▶ [Stated problem] Return the first line, the line containing "ax = fig.add_axes([67", and every line between them, exactly as they stand.
[begin Collected material]
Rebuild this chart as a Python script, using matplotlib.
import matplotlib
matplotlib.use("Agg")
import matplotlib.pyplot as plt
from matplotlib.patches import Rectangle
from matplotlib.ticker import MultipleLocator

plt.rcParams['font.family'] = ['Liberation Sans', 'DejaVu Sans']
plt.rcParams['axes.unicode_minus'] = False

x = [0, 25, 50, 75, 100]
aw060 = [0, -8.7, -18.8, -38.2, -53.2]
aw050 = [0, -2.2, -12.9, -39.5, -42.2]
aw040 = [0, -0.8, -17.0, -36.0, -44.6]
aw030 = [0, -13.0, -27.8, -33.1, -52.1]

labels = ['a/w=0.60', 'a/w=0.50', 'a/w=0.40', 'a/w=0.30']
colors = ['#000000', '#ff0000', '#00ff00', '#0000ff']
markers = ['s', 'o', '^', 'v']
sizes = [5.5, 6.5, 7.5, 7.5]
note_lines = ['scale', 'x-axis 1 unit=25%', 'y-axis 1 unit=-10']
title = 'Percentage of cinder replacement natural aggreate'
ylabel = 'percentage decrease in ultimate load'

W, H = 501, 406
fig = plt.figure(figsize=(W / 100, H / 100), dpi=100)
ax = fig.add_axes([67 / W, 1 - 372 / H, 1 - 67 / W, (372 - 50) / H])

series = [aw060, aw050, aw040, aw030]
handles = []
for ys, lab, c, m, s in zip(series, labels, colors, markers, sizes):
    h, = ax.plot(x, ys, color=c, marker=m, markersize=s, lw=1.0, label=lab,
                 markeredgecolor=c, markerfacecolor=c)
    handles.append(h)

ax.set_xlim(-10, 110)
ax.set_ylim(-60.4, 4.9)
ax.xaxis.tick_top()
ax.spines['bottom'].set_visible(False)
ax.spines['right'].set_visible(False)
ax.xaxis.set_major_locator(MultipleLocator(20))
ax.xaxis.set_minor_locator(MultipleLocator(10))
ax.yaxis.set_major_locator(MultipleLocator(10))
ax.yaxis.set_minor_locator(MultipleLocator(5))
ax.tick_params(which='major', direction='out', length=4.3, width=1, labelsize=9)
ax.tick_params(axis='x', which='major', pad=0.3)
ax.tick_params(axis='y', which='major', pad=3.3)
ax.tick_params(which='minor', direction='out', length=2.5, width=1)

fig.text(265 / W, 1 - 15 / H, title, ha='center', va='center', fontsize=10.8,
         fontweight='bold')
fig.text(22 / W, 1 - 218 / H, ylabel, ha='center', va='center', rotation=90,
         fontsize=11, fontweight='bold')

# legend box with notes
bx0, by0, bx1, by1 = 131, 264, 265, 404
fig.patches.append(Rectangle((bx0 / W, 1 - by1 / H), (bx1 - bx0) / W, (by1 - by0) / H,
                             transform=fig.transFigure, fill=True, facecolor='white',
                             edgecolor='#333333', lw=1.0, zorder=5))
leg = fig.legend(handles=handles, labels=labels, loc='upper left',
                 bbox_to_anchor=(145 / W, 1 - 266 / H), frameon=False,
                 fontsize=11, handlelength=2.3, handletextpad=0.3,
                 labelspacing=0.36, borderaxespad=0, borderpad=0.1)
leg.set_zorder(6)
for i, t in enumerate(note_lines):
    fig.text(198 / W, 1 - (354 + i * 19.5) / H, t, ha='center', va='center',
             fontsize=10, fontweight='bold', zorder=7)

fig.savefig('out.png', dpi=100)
[end Collected material]
▶ [Solution to this task]
Rebuild this chart as a Python script, using matplotlib.
import matplotlib
matplotlib.use("Agg")
import matplotlib.pyplot as plt
from matplotlib.patches import Rectangle
from matplotlib.ticker import MultipleLocator

plt.rcParams['font.family'] = ['Liberation Sans', 'DejaVu Sans']
plt.rcParams['axes.unicode_minus'] = False

x = [0, 25, 50, 75, 100]
aw060 = [0, -8.7, -18.8, -38.2, -53.2]
aw050 = [0, -2.2, -12.9, -39.5, -42.2]
aw040 = [0, -0.8, -17.0, -36.0, -44.6]
aw030 = [0, -13.0, -27.8, -33.1, -52.1]

labels = ['a/w=0.60', 'a/w=0.50', 'a/w=0.40', 'a/w=0.30']
colors = ['#000000', '#ff0000', '#00ff00', '#0000ff']
markers = ['s', 'o', '^', 'v']
sizes = [5.5, 6.5, 7.5, 7.5]
note_lines = ['scale', 'x-axis 1 unit=25%', 'y-axis 1 unit=-10']
title = 'Percentage of cinder replacement natural aggreate'
ylabel = 'percentage decrease in ultimate load'

W, H = 501, 406
fig = plt.figure(figsize=(W / 100, H / 100), dpi=100)
ax = fig.add_axes([67 / W, 1 - 372 / H, 1 - 67 / W, (372 - 50) / H])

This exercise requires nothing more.